● **Data shown**

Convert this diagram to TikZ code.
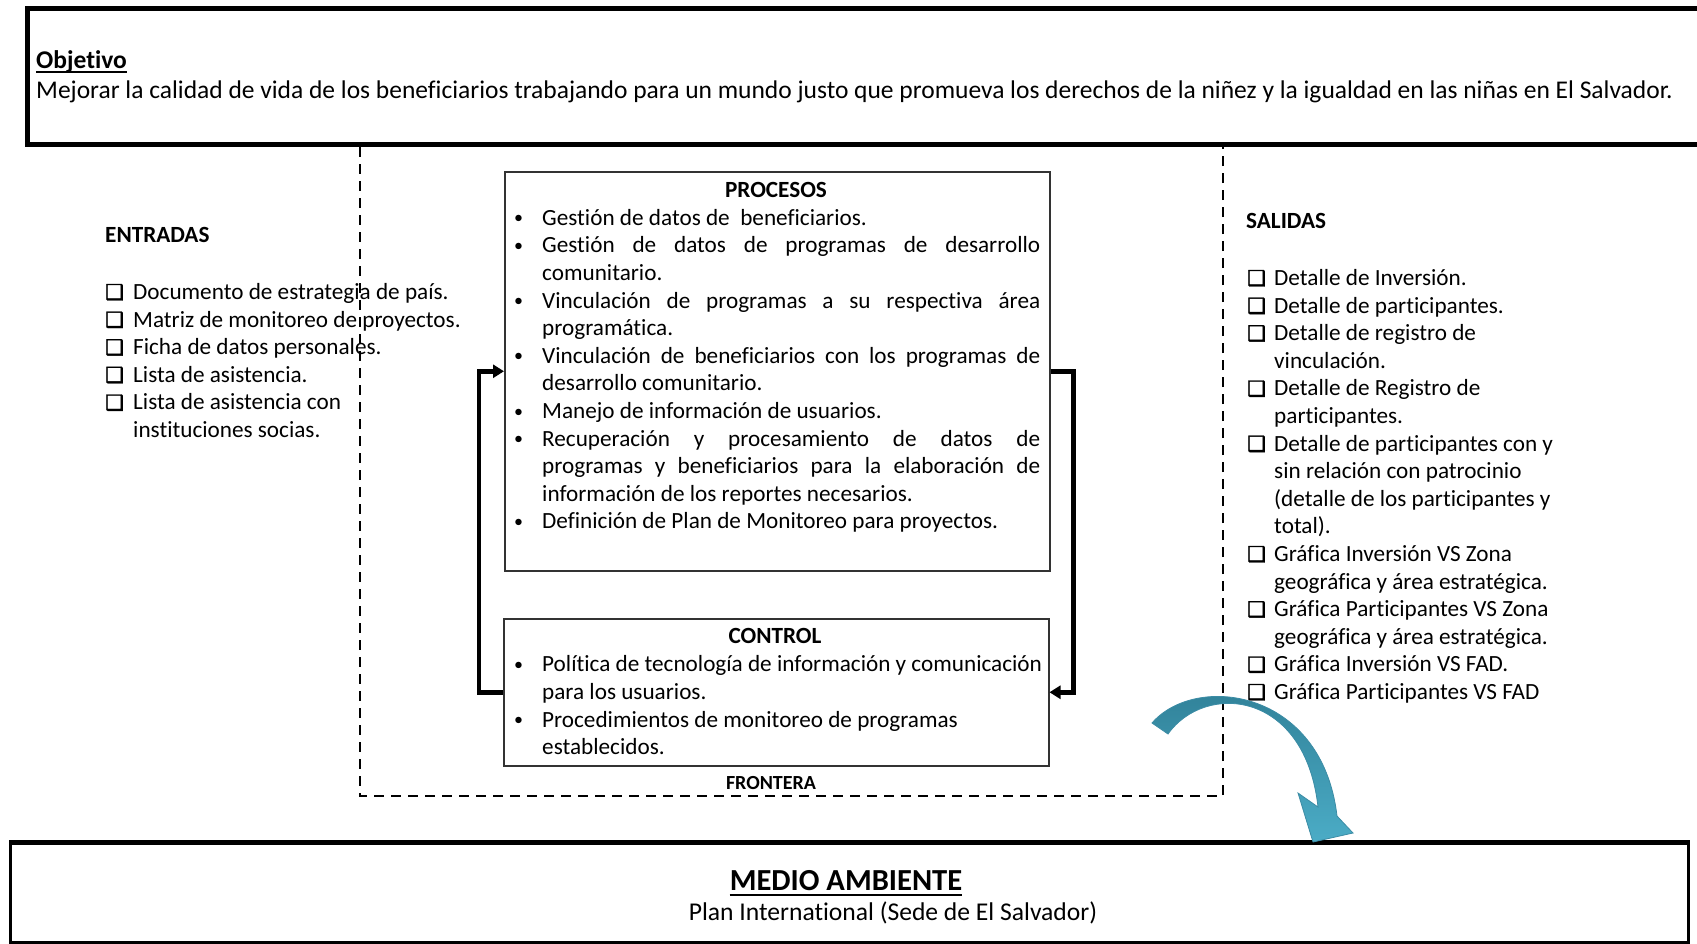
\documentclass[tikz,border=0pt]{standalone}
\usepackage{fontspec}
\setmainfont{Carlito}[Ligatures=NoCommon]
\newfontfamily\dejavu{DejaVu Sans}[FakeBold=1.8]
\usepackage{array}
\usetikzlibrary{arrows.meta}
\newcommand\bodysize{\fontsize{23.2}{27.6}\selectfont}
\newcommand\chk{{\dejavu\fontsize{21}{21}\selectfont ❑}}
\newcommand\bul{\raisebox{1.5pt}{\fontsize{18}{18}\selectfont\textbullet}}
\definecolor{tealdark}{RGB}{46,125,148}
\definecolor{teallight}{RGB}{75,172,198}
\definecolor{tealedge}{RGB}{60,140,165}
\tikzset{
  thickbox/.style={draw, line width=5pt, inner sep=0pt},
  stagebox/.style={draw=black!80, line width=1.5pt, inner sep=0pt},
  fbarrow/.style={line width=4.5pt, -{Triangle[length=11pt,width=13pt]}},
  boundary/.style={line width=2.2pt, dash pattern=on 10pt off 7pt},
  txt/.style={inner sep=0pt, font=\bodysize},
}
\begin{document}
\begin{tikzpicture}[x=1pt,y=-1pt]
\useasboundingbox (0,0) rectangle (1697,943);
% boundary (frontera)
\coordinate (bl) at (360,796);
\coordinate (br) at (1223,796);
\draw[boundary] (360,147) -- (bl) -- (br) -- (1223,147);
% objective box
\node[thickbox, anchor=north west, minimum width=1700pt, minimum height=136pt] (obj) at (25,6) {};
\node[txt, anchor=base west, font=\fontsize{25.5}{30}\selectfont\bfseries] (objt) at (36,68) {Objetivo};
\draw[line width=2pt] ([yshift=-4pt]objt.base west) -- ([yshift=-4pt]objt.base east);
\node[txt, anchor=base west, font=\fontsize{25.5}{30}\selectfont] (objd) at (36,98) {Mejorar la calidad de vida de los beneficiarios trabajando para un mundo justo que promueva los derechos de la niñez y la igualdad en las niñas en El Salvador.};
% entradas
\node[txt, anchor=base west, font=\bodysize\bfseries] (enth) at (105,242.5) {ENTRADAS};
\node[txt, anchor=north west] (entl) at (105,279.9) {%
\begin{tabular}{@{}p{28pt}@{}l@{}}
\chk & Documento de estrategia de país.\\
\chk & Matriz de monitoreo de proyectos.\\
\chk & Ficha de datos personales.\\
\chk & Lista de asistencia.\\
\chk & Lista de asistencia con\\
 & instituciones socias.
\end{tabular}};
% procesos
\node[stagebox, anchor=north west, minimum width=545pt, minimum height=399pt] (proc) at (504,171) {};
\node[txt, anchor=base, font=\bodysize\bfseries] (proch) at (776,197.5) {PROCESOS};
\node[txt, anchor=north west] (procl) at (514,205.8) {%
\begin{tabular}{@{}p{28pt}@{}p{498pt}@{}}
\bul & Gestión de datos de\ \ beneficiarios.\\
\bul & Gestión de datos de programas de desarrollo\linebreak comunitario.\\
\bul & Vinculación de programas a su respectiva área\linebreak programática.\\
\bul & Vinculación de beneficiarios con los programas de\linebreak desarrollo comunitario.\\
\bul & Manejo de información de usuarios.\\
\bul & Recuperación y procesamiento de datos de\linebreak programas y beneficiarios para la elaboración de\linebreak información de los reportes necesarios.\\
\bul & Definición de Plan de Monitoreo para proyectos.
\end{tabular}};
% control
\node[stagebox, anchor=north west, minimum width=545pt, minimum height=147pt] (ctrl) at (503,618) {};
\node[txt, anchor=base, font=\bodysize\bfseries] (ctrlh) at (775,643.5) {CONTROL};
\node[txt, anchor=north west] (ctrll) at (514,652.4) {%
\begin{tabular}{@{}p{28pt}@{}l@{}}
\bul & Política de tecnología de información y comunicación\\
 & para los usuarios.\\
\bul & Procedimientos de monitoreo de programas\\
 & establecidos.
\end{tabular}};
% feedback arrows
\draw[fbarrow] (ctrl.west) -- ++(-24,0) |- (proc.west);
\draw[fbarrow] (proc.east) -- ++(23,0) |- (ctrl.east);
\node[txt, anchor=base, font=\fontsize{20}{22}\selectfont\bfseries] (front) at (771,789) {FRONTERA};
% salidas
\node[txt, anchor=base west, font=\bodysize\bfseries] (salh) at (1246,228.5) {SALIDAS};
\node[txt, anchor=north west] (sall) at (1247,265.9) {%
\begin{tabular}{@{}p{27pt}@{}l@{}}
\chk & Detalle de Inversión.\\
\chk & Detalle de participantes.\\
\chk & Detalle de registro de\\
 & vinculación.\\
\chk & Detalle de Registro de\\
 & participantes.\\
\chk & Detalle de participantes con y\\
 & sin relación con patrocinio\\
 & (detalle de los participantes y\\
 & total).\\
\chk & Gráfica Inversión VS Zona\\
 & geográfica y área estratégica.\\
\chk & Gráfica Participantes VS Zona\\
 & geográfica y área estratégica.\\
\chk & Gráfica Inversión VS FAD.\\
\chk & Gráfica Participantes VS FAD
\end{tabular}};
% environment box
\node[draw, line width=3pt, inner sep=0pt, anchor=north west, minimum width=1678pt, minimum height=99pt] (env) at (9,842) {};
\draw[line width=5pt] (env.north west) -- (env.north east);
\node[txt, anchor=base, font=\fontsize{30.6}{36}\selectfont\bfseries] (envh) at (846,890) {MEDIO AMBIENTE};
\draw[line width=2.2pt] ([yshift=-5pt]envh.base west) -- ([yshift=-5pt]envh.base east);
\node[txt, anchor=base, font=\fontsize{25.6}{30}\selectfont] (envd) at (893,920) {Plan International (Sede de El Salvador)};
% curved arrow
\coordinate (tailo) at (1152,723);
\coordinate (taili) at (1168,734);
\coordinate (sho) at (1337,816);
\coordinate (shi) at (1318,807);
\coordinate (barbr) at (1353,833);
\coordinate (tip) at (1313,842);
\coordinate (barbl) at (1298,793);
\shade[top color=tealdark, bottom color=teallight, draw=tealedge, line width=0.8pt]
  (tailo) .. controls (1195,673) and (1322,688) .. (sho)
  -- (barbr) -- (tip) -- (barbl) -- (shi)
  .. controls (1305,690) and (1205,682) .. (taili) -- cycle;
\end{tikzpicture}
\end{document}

● **Written instruction**
Go through the material above and print all of it exactly, except the pictures.

● **Exercise response**
Convert this diagram to TikZ code.
\documentclass[tikz,border=0pt]{standalone}
\usepackage{fontspec}
\setmainfont{Carlito}[Ligatures=NoCommon]
\newfontfamily\dejavu{DejaVu Sans}[FakeBold=1.8]
\usepackage{array}
\usetikzlibrary{arrows.meta}
\newcommand\bodysize{\fontsize{23.2}{27.6}\selectfont}
\newcommand\chk{{\dejavu\fontsize{21}{21}\selectfont ❑}}
\newcommand\bul{\raisebox{1.5pt}{\fontsize{18}{18}\selectfont\textbullet}}
\definecolor{tealdark}{RGB}{46,125,148}
\definecolor{teallight}{RGB}{75,172,198}
\definecolor{tealedge}{RGB}{60,140,165}
\tikzset{
  thickbox/.style={draw, line width=5pt, inner sep=0pt},
  stagebox/.style={draw=black!80, line width=1.5pt, inner sep=0pt},
  fbarrow/.style={line width=4.5pt, -{Triangle[length=11pt,width=13pt]}},
  boundary/.style={line width=2.2pt, dash pattern=on 10pt off 7pt},
  txt/.style={inner sep=0pt, font=\bodysize},
}
\begin{document}
\begin{tikzpicture}[x=1pt,y=-1pt]
\useasboundingbox (0,0) rectangle (1697,943);
% boundary (frontera)
\coordinate (bl) at (360,796);
\coordinate (br) at (1223,796);
\draw[boundary] (360,147) -- (bl) -- (br) -- (1223,147);
% objective box
\node[thickbox, anchor=north west, minimum width=1700pt, minimum height=136pt] (obj) at (25,6) {};
\node[txt, anchor=base west, font=\fontsize{25.5}{30}\selectfont\bfseries] (objt) at (36,68) {Objetivo};
\draw[line width=2pt] ([yshift=-4pt]objt.base west) -- ([yshift=-4pt]objt.base east);
\node[txt, anchor=base west, font=\fontsize{25.5}{30}\selectfont] (objd) at (36,98) {Mejorar la calidad de vida de los beneficiarios trabajando para un mundo justo que promueva los derechos de la niñez y la igualdad en las niñas en El Salvador.};
% entradas
\node[txt, anchor=base west, font=\bodysize\bfseries] (enth) at (105,242.5) {ENTRADAS};
\node[txt, anchor=north west] (entl) at (105,279.9) {%
\begin{tabular}{@{}p{28pt}@{}l@{}}
\chk & Documento de estrategia de país.\\
\chk & Matriz de monitoreo de proyectos.\\
\chk & Ficha de datos personales.\\
\chk & Lista de asistencia.\\
\chk & Lista de asistencia con\\
 & instituciones socias.
\end{tabular}};
% procesos
\node[stagebox, anchor=north west, minimum width=545pt, minimum height=399pt] (proc) at (504,171) {};
\node[txt, anchor=base, font=\bodysize\bfseries] (proch) at (776,197.5) {PROCESOS};
\node[txt, anchor=north west] (procl) at (514,205.8) {%
\begin{tabular}{@{}p{28pt}@{}p{498pt}@{}}
\bul & Gestión de datos de\ \ beneficiarios.\\
\bul & Gestión de datos de programas de desarrollo\linebreak comunitario.\\
\bul & Vinculación de programas a su respectiva área\linebreak programática.\\
\bul & Vinculación de beneficiarios con los programas de\linebreak desarrollo comunitario.\\
\bul & Manejo de información de usuarios.\\
\bul & Recuperación y procesamiento de datos de\linebreak programas y beneficiarios para la elaboración de\linebreak información de los reportes necesarios.\\
\bul & Definición de Plan de Monitoreo para proyectos.
\end{tabular}};
% control
\node[stagebox, anchor=north west, minimum width=545pt, minimum height=147pt] (ctrl) at (503,618) {};
\node[txt, anchor=base, font=\bodysize\bfseries] (ctrlh) at (775,643.5) {CONTROL};
\node[txt, anchor=north west] (ctrll) at (514,652.4) {%
\begin{tabular}{@{}p{28pt}@{}l@{}}
\bul & Política de tecnología de información y comunicación\\
 & para los usuarios.\\
\bul & Procedimientos de monitoreo de programas\\
 & establecidos.
\end{tabular}};
% feedback arrows
\draw[fbarrow] (ctrl.west) -- ++(-24,0) |- (proc.west);
\draw[fbarrow] (proc.east) -- ++(23,0) |- (ctrl.east);
\node[txt, anchor=base, font=\fontsize{20}{22}\selectfont\bfseries] (front) at (771,789) {FRONTERA};
% salidas
\node[txt, anchor=base west, font=\bodysize\bfseries] (salh) at (1246,228.5) {SALIDAS};
\node[txt, anchor=north west] (sall) at (1247,265.9) {%
\begin{tabular}{@{}p{27pt}@{}l@{}}
\chk & Detalle de Inversión.\\
\chk & Detalle de participantes.\\
\chk & Detalle de registro de\\
 & vinculación.\\
\chk & Detalle de Registro de\\
 & participantes.\\
\chk & Detalle de participantes con y\\
 & sin relación con patrocinio\\
 & (detalle de los participantes y\\
 & total).\\
\chk & Gráfica Inversión VS Zona\\
 & geográfica y área estratégica.\\
\chk & Gráfica Participantes VS Zona\\
 & geográfica y área estratégica.\\
\chk & Gráfica Inversión VS FAD.\\
\chk & Gráfica Participantes VS FAD
\end{tabular}};
% environment box
\node[draw, line width=3pt, inner sep=0pt, anchor=north west, minimum width=1678pt, minimum height=99pt] (env) at (9,842) {};
\draw[line width=5pt] (env.north west) -- (env.north east);
\node[txt, anchor=base, font=\fontsize{30.6}{36}\selectfont\bfseries] (envh) at (846,890) {MEDIO AMBIENTE};
\draw[line width=2.2pt] ([yshift=-5pt]envh.base west) -- ([yshift=-5pt]envh.base east);
\node[txt, anchor=base, font=\fontsize{25.6}{30}\selectfont] (envd) at (893,920) {Plan International (Sede de El Salvador)};
% curved arrow
\coordinate (tailo) at (1152,723);
\coordinate (taili) at (1168,734);
\coordinate (sho) at (1337,816);
\coordinate (shi) at (1318,807);
\coordinate (barbr) at (1353,833);
\coordinate (tip) at (1313,842);
\coordinate (barbl) at (1298,793);
\shade[top color=tealdark, bottom color=teallight, draw=tealedge, line width=0.8pt]
  (tailo) .. controls (1195,673) and (1322,688) .. (sho)
  -- (barbr) -- (tip) -- (barbl) -- (shi)
  .. controls (1305,690) and (1205,682) .. (taili) -- cycle;
\end{tikzpicture}
\end{document}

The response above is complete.